Modern management has gone overboard with some popular concepts, leading to some counterproductive results. Consider how the concepts of management-by-objective and goal setting, first popularized by Peter Drucker more than 50 years ago, play out in today’s organizations. Managers — especially human resources managers — have become increasingly obsessed with deconstructing each employee’s expected contribution into a detailed list of measurable milestones. The point of the exercise is ostensibly to provide motivation, but often the result is a paint-by-number work force whose performance may be on target but not what is most needed.
For years, studies and practitioners have generally concluded that specific, challenging goals motivate employees, focus their efforts and provide clear, objective means for evaluating their performance. However, in their 2009 paper, “Goals Gone Wild: The Systematic Side Effects of Over-Prescribing Goal Setting,” four noted professors of management question that view. They present an impressive review of research and a wealth of examples to argue that while goal setting can improve performance, it can also degrade it by overly narrowing focus, weakening interpersonal relationships, corroding organizational culture and increasing risky and unethical behavior.

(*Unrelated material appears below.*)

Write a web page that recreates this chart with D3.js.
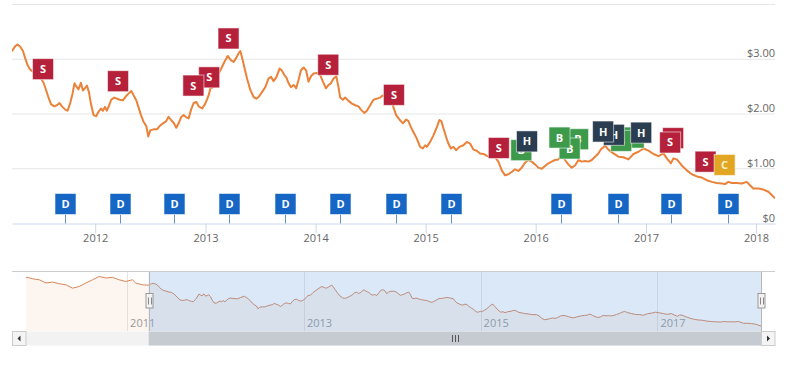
<!DOCTYPE html>
<html>
<head>
<meta charset="utf-8">
<script src="https://cdn.jsdelivr.net/npm/d3@7"></script>
<style>
body { margin: 0; background: #fff; }
svg { display: block; font-family: "Open Sans", sans-serif; }
</style>
</head>
<body>
<svg id="chart" width="788" height="365"></svg>
<script>
// closing price, [decimal year, USD] -- before 2011.24 only shows in the navigator
const prices = [
  [2009.855,3.68],[2009.930,3.57],[2010.006,3.50],[2010.081,3.29],[2010.156,3.35],[2010.232,3.24],
  [2010.307,3.17],[2010.382,2.95],[2010.458,3.06],[2010.533,3.29],[2010.608,3.50],[2010.684,3.72],
  [2010.759,3.62],[2010.834,3.66],[2010.910,3.50],[2010.985,3.39],[2011.060,3.50],[2011.098,3.29],
  [2011.173,3.17],
  [2011.244,3.15],[2011.274,3.24],[2011.295,3.27],[2011.319,3.23],[2011.344,3.15],[2011.365,3.01],
  [2011.386,2.89],[2011.410,2.81],[2011.435,2.77],[2011.464,2.71],[2011.501,2.67],[2011.531,2.57],
  [2011.555,2.43],[2011.576,2.30],[2011.598,2.18],[2011.628,2.14],[2011.652,2.16],[2011.676,2.20],
  [2011.698,2.14],[2011.728,2.08],[2011.749,2.06],[2011.773,2.20],[2011.794,2.37],[2011.812,2.56],
  [2011.834,2.49],[2011.848,2.45],[2011.870,2.57],[2011.888,2.43],[2011.907,2.47],[2011.925,2.52],
  [2011.943,2.40],[2011.961,2.19],[2011.985,1.98],
  [2012.009,1.96],[2012.030,2.04],[2012.052,2.10],[2012.070,2.06],[2012.088,2.13],[2012.106,2.06],
  [2012.127,2.16],[2012.145,2.26],[2012.172,2.30],[2012.197,2.28],[2012.221,2.26],[2012.251,2.25],
  [2012.281,2.33],[2012.311,2.39],[2012.327,2.42],[2012.348,2.34],[2012.372,2.25],[2012.393,2.12],
  [2012.415,1.98],[2012.438,1.86],[2012.463,1.78],[2012.481,1.59],[2012.499,1.70],[2012.529,1.72],
  [2012.560,1.72],[2012.584,1.78],[2012.615,1.83],[2012.644,1.87],[2012.665,1.95],[2012.687,1.89],
  [2012.711,1.84],[2012.735,1.75],[2012.756,1.83],[2012.778,1.94],[2012.801,1.98],[2012.826,1.94],
  [2012.847,1.92],[2012.869,2.08],[2012.892,2.20],[2012.917,2.22],[2012.938,2.14],[2012.969,2.10],
  [2012.998,2.19],
  [2013.028,2.34],[2013.044,2.47],[2013.074,2.49],[2013.105,2.68],[2013.135,2.80],[2013.171,2.95],
  [2013.201,3.06],[2013.232,2.98],[2013.255,2.95],[2013.280,3.03],[2013.301,3.11],[2013.316,3.15],
  [2013.331,3.04],[2013.352,2.86],[2013.377,2.65],[2013.407,2.44],[2013.437,2.31],[2013.461,2.28],
  [2013.482,2.31],[2013.513,2.40],[2013.543,2.49],[2013.573,2.65],[2013.595,2.68],[2013.618,2.60],
  [2013.643,2.67],[2013.673,2.83],[2013.695,2.79],[2013.716,2.71],[2013.734,2.67],[2013.755,2.56],
  [2013.776,2.49],[2013.800,2.53],[2013.824,2.47],[2013.845,2.62],[2013.867,2.80],[2013.891,2.85],
  [2013.915,2.79],[2013.936,2.59],[2013.958,2.69],[2013.982,2.74],
  [2014.012,2.75],[2014.042,2.71],[2014.067,2.59],[2014.094,2.47],[2014.118,2.53],[2014.139,2.56],
  [2014.163,2.65],[2014.188,2.69],[2014.208,2.49],[2014.224,2.30],[2014.248,2.26],[2014.269,2.30],
  [2014.299,2.24],[2014.330,2.19],[2014.360,2.16],[2014.390,2.14],[2014.412,2.08],[2014.442,2.02],
  [2014.466,2.06],[2014.496,2.16],[2014.526,2.26],[2014.557,2.28],[2014.587,2.30],[2014.611,2.34],
  [2014.648,2.31],[2014.693,2.25],[2014.708,2.12],[2014.732,1.98],[2014.762,1.90],[2014.793,1.83],
  [2014.823,1.90],[2014.844,1.87],[2014.866,1.76],[2014.889,1.67],[2014.920,1.55],[2014.950,1.40],
  [2014.975,1.37],[2014.995,1.43],
  [2015.011,1.40],[2015.041,1.49],[2015.071,1.61],[2015.102,1.76],[2015.125,1.89],[2015.143,1.87],
  [2015.162,1.74],[2015.186,1.58],[2015.207,1.46],[2015.229,1.37],[2015.252,1.40],[2015.277,1.34],
  [2015.307,1.40],[2015.343,1.43],[2015.374,1.49],[2015.404,1.46],[2015.434,1.35],[2015.465,1.33],
  [2015.495,1.28],[2015.525,1.27],[2015.561,1.23],[2015.592,1.21],[2015.631,1.21],[2015.661,1.13],
  [2015.692,0.97],[2015.722,0.88],[2015.752,0.90],[2015.782,0.94],[2015.812,0.99],[2015.842,0.96],
  [2015.873,1.02],[2015.903,1.11],[2015.933,1.16],[2015.964,1.13],[2015.994,1.08],
  [2016.024,1.02],[2016.055,1.00],[2016.085,1.05],[2016.115,1.10],[2016.145,1.13],[2016.175,1.16],
  [2016.205,1.17],[2016.236,1.25],[2016.266,1.16],[2016.296,1.08],[2016.327,1.02],[2016.357,1.06],
  [2016.387,1.16],[2016.418,1.13],[2016.448,1.14],[2016.478,1.13],[2016.508,1.16],[2016.538,1.22],
  [2016.568,1.28],[2016.590,1.35],[2016.629,1.42],[2016.659,1.35],[2016.705,1.28],[2016.750,1.22],
  [2016.795,1.21],[2016.841,1.17],[2016.886,1.27],[2016.932,1.31],[2016.977,1.37],
  [2017.022,1.33],[2017.068,1.27],[2017.113,1.23],[2017.158,1.28],[2017.189,1.19],[2017.226,1.10],
  [2017.249,1.19],[2017.280,1.17],[2017.325,1.06],[2017.371,0.97],[2017.416,0.90],[2017.462,0.86],
  [2017.507,0.84],[2017.552,0.79],[2017.598,0.76],[2017.643,0.74],[2017.688,0.73],[2017.718,0.72],
  [2017.748,0.76],[2017.779,0.74],[2017.825,0.74],[2017.870,0.73],[2017.915,0.76],[2017.945,0.70],
  [2017.975,0.64],[2018.021,0.64],[2018.066,0.62],[2018.112,0.58],[2018.142,0.52],[2018.172,0.46]
];

const xTickYears = [2012, 2013, 2014, 2015, 2016, 2017, 2018];
const navTickYears = [2011, 2013, 2015, 2017];
const yTicks = [0, 1, 2, 3, 4];
const viewStart = 2011.244; // left edge of the zoomed range

// event flags: [decimal year, price the flag is pinned to]
const sellFlags = [[2011.526,2.50],[2012.207,2.28],[2012.890,2.20],[2013.033,2.35],[2013.209,3.06],
  [2014.115,2.58],[2014.712,2.03],[2015.665,1.06],[2017.219,1.16],[2017.246,1.24],[2017.541,0.81]];
const buyFlags = [[2015.869,1.02],[2016.216,1.25],[2016.308,1.05],[2016.384,1.22],[2016.775,1.19],[2016.888,1.25]];
const holdFlags = [[2015.921,1.18],[2016.611,1.36],[2016.709,1.30],[2016.956,1.34]];
const coverFlags = [[2017.714,0.75]];
const dividendDates = [2011.728,2012.227,2012.717,2013.210,2013.725,2014.218,2014.729,2015.228,
  2016.227,2016.746,2017.231,2017.748];

function toDate(y) {
  let yr = Math.floor(y);
  let start = new Date(yr, 0, 1), end = new Date(yr + 1, 0, 1);
  return new Date(+start + (y - yr) * (end - start));
}

let data = prices.map(d => ({date: toDate(d[0]), value: d[1]}));
let svg = d3.select("#chart");

let plot = {left: 12, right: 775, top: 4.5, bottom: 223.5};
let nav = {left: 26, right: 761, top: 271.5, bottom: 331};

let x = d3.scaleTime()
  .domain([toDate(viewStart), data[data.length - 1].date])
  .range([plot.left, plot.right]);
let y = d3.scaleLinear().domain([0, 4]).range([plot.bottom, plot.top]);

// grid
svg.append("g").selectAll("line")
  .data(yTicks.slice(1))
  .enter().append("line")
  .attr("x1", plot.left).attr("x2", plot.right)
  .attr("y1", d => y(d)).attr("y2", d => y(d))
  .attr("stroke", "#e6e6e6");

// y labels, on the right inside the plot
svg.append("g").selectAll("text")
  .data(yTicks.filter(d => d < 4))
  .enter().append("text")
  .attr("x", plot.right)
  .attr("y", d => y(d) - 2)
  .attr("text-anchor", "end")
  .attr("font-size", 11)
  .attr("fill", "#666")
  .text(d => d === 0 ? "$0" : d3.format("$.2f")(d));

// x axis
let xAxis = svg.append("g")
  .attr("transform", "translate(0," + plot.bottom + ")")
  .call(d3.axisBottom(x)
    .tickValues(xTickYears.map(v => new Date(v, 0, 1)))
    .tickFormat(d3.timeFormat("%Y"))
    .tickSize(10).tickSizeOuter(0).tickPadding(1));
xAxis.select(".domain").attr("stroke", "#ccd6eb");
xAxis.selectAll(".tick line").attr("stroke", "#ccd6eb");
xAxis.selectAll(".tick text").attr("fill", "#666").attr("font-size", 11)
  .attr("font-family", "'Open Sans', sans-serif");

// price line
svg.append("clipPath").attr("id", "plotClip")
  .append("rect").attr("x", plot.left).attr("y", 0)
  .attr("width", plot.right - plot.left).attr("height", plot.bottom);

let line = d3.line().x(d => x(d.date)).y(d => y(d.value));
svg.append("path")
  .datum(data)
  .attr("clip-path", "url(#plotClip)")
  .attr("fill", "none")
  .attr("stroke", "#ea823a")
  .attr("stroke-width", 2)
  .attr("stroke-linejoin", "round")
  .attr("d", line);

// flags
function valueY(f) { return y(f[1]) - 28; }

function drawFlags(list, color, letter, textColor) {
  // later flags go underneath earlier ones
  let g = svg.append("g").selectAll("g")
    .data(list.slice().reverse())
    .enter().append("g")
    .attr("transform", d => "translate(" + x(toDate(d[0])) + "," + valueY(d) + ")");
  g.append("rect")
    .attr("x", -10.5).attr("y", 0)
    .attr("width", 21).attr("height", 21)
    .attr("fill", color)
    .attr("stroke", "rgba(255,255,255,0.55)");
  g.append("text")
    .attr("y", 14.5)
    .attr("text-anchor", "middle")
    .attr("font-size", 11)
    .attr("font-weight", "bold")
    .attr("fill", textColor)
    .text(letter);
}

drawFlags(sellFlags, "#b5213a", "S", "#fff");
drawFlags(buyFlags, "#3d9a4b", "B", "#fff");
drawFlags(holdFlags, "#2b3d50", "H", "#fff");
drawFlags(coverFlags, "#e2a622", "C", "#fdf1d0");

// dividend flags sit on the x axis
let div = svg.append("g").selectAll("g")
  .data(dividendDates)
  .enter().append("g")
  .attr("transform", d => "translate(" + Math.round(x(toDate(d))) + "," + (plot.bottom - 30) + ")");
div.append("line")
  .attr("x1", 0.5).attr("x2", 0.5).attr("y1", 21).attr("y2", 30)
  .attr("stroke", "#6b94c6");
div.append("rect")
  .attr("x", -10).attr("y", 0)
  .attr("width", 21).attr("height", 21)
  .attr("fill", "#1666c6")
  .attr("stroke", "rgba(255,255,255,0.55)");
div.append("text")
  .attr("x", 0.5).attr("y", 14.5)
  .attr("text-anchor", "middle")
  .attr("font-size", 11)
  .attr("font-weight", "bold")
  .attr("fill", "#fff")
  .text("D");

// ---- navigator ----
let navX = d3.scaleTime()
  .domain(d3.extent(data, d => d.date))
  .range([nav.left, nav.right]);
let ext = d3.extent(data, d => d.value);
let pad = (ext[1] - ext[0]) * 0.1;
let navY = d3.scaleLinear().domain([ext[0] - pad, ext[1] + pad]).range([nav.bottom, nav.top]);

svg.append("g").selectAll("line")
  .data(navTickYears)
  .enter().append("line")
  .attr("x1", d => Math.round(navX(new Date(d, 0, 1))) + 0.5)
  .attr("x2", d => Math.round(navX(new Date(d, 0, 1))) + 0.5)
  .attr("y1", nav.top).attr("y2", nav.bottom)
  .attr("stroke", "#e6e6e6");

svg.append("path")
  .datum(data)
  .attr("fill", "rgba(234,130,58,0.08)")
  .attr("d", d3.area().x(d => navX(d.date)).y0(nav.bottom).y1(d => navY(d.value)));
svg.append("path")
  .datum(data)
  .attr("fill", "none")
  .attr("stroke", "#d9865a")
  .attr("stroke-width", 1)
  .attr("d", d3.line().x(d => navX(d.date)).y(d => navY(d.value)));

svg.append("g").selectAll("text")
  .data(navTickYears)
  .enter().append("text")
  .attr("x", d => navX(new Date(d, 0, 1)) + 3)
  .attr("y", nav.bottom - 4)
  .attr("font-size", 11)
  .attr("fill", "#999")
  .text(d => d);

let zMin = navX(toDate(viewStart));
let zMax = nav.right;

svg.append("rect")
  .attr("x", zMin).attr("y", nav.top)
  .attr("width", zMax - zMin).attr("height", nav.bottom - nav.top)
  .attr("fill", "rgba(102,160,225,0.24)");

svg.append("path")
  .attr("d", "M" + plot.left + "," + nav.top + "H" + plot.right)
  .attr("stroke", "#cccccc").attr("fill", "none");
svg.append("g").selectAll("line")
  .data([zMin, zMax])
  .enter().append("line")
  .attr("x1", d => Math.round(d) + 0.5).attr("x2", d => Math.round(d) + 0.5)
  .attr("y1", nav.top).attr("y2", nav.bottom)
  .attr("stroke", "#b8b8b8");

// handles
let handle = svg.append("g").selectAll("g")
  .data([zMin, zMax])
  .enter().append("g")
  .attr("transform", d => "translate(" + Math.round(d) + ",293.5)");
handle.append("rect")
  .attr("x", -3).attr("y", 0).attr("width", 7).attr("height", 14.5)
  .attr("fill", "#f2f2f2").attr("stroke", "#999");
handle.append("path")
  .attr("d", "M-0.5,4V11M2.5,4V11")
  .attr("stroke", "#888");

// scrollbar
let sb = {top: 331.5, h: 14};
svg.append("rect")
  .attr("x", plot.left).attr("y", sb.top)
  .attr("width", plot.right - plot.left).attr("height", sb.h)
  .attr("fill", "#f2f2f2");
svg.append("rect")
  .attr("x", zMin).attr("y", sb.top)
  .attr("width", zMax - zMin).attr("height", sb.h)
  .attr("fill", "#c5cbd1");
let gx = Math.round((zMin + zMax) / 2);
svg.append("path")
  .attr("d", "M" + (gx - 2.5) + ",335V342M" + (gx + 0.5) + ",335V342M" + (gx + 3.5) + ",335V342")
  .attr("stroke", "#555");

let buttons = svg.append("g").selectAll("g")
  .data([{x: plot.left, dir: -1}, {x: nav.right, dir: 1}])
  .enter().append("g")
  .attr("transform", d => "translate(" + d.x + "," + sb.top + ")");
buttons.append("rect")
  .attr("x", 0.5).attr("y", 0)
  .attr("width", 13.5).attr("height", sb.h)
  .attr("fill", "#f4f4f4").attr("stroke", "#cccccc");
buttons.append("path")
  .attr("d", d => d.dir < 0 ? "M5.5,7L8.5,4V10Z" : "M9,7L6,4V10Z")
  .attr("fill", "#333");
</script>
</body>
</html>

“For decades, goal setting has been promoted as a halcyon pill,” write Lisa D. Ordóñez, a professor at the Eller College of Management of the University of Arizona; Maurice E. Schweitzer, associate professor of operations and information management at the Wharton School of the University of Pennsylvania; Adam D. Galinsky, professor of ethics and decision in management at the Kellogg School of Management at Northwestern University; and Max H. Bazerman, professor of business administration at Harvard Business School. “We contend, however, that it has been over-prescribed and it has powerful and predictable side effects.” As with any powerful drug, the help it provides depends on the dosage.
When Goals Are Too Specific
Specific goals can be so narrowly focused that they blind people to other factors and concerns that may be equally or more important, the authors say. Precisely defined goals discourage people from looking at a problem from a variety of perspectives and foster a mind-set in which merely hitting one’s marks is good enough.

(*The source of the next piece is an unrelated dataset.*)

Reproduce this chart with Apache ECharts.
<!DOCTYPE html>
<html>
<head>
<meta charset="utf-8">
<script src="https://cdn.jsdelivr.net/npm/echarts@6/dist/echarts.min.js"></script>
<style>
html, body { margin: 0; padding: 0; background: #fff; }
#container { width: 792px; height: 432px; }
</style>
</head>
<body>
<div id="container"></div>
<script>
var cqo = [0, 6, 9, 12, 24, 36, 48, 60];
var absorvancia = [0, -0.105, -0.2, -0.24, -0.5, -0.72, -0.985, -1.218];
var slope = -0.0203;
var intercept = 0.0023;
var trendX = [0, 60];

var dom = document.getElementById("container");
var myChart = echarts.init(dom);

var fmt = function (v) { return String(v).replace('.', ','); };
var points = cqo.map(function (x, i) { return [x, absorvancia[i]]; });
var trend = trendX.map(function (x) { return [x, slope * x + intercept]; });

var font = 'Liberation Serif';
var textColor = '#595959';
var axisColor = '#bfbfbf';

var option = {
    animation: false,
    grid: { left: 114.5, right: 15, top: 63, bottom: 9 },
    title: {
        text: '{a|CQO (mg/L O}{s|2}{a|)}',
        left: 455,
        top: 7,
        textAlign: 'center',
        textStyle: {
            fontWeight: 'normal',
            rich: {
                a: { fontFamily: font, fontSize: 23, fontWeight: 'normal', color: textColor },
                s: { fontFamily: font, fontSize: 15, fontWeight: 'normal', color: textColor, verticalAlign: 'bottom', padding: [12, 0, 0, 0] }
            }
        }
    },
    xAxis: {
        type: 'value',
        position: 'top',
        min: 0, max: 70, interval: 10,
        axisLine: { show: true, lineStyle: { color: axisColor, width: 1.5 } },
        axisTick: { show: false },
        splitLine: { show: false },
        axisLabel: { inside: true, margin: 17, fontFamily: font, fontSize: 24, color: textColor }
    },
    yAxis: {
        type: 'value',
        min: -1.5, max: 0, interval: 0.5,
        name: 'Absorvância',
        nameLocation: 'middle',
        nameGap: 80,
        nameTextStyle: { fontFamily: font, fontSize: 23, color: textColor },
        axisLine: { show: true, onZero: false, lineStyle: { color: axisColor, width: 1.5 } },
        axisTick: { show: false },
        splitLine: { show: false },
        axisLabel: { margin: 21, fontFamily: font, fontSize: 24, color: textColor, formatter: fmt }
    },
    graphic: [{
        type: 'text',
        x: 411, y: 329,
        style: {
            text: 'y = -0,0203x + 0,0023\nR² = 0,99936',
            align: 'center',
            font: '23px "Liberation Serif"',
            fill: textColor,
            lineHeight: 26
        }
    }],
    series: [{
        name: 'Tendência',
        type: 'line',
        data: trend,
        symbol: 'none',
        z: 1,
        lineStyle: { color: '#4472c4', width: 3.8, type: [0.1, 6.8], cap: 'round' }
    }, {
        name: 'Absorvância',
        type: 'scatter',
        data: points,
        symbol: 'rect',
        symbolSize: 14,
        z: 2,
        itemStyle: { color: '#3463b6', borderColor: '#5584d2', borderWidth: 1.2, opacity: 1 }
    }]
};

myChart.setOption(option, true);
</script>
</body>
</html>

The authors cite many examples of this, including Ford Motor Company’s attempt in the late 1960’s to compete in the small, fuel-efficient car market. In response to the challenging goals of bringing a fuel-efficient, modestly priced car to market quickly, the Ford Pinto was developed, but at the expense of other important considerations that were not specified as goals, such as safety, ethical behavior and company reputation. In fact, a faulty design in the placement of the fuel tank and omitted safety checks resulted in Pintos igniting on impact and a multitude of lawsuits. Even after discovering the hazards, executives did not correct the design, calculating that doing so would have cost more than the lawsuits that were likely to be filed.
Goal setting can also inhibit characteristics in employees that are essential in today’s organizations — a willingness to learn and adaptability. Because the act of setting specific goals assumes that optimal outcomes are known beforehand, it discourages openness to alternative outcomes, exploration and growth. The resulting inflexibility can sabotage collaboration, an essential aspects of organizational behavior.
When Goals Are Too Challenging
“Goals Gone Wild” cites studies showing that people given highly challenging goals are more likely to adopt inappropriately risky strategies to try to achieve them than if the goals are more modest. There is also substantial evidence that goal setting of any kind can induce unethical behavior, such as that displayed by Sears Brands mechanics who recommended unneeded repairs in an effort to meet their quotas and by Bausch & Lomb sales representatives who “met” their targets by reporting sales that never took place.
The authors write that a healthy organizational culture is probably the best insurance against these kinds of harmful effects, but they point out that the use of goals can damage an organization’s culture. On balance, they say, “the use of goal setting creates a focus on ends rather than means, and aggressive goal setting within an organization will foster a climate ripe for unethical behavior.”
Another problem arising from the use of so-called “stretch” goals is the possibility that the goals may not be reached. This can cause people to unduly question their abilities.
The Judicious Use of Goals
How, then, do the authors suggest goal setting should be used? They say that a crucial first step for managers is to think carefully about whether specific goals are necessary. Most managers “think that others need to be motivated by specific, challenging goals far more often than they actually do,” the authors say. They cite studies showing that although goal setting does increase extrinsic motivation, it can undercut intrinsic motivation — engaging in a task for its own sake — so that the net effect is usually negative.
Consequently, the authors recommend that if goal setting is to be used, the goals should be as comprehensive as possible and take into account all the critical components of an organization’s success, both quantitative and qualitative. It is also critical that short-term goals do not conflict with desirable long-term outcomes and that acceptable levels of risk and ethical guidelines are clearly and explicitly articulated. To reinforce collaboration and cooperation, team goals should replace individual goals when practical.
Perhaps most importantly, the authors say that in complex, changing environments — that is to say, all organizations — what they call “learning goals” are likely to be more effective than performance goals. That means, essentially, that goal setting should be less about achieving specific outcomes and more about optimizing the enterprise.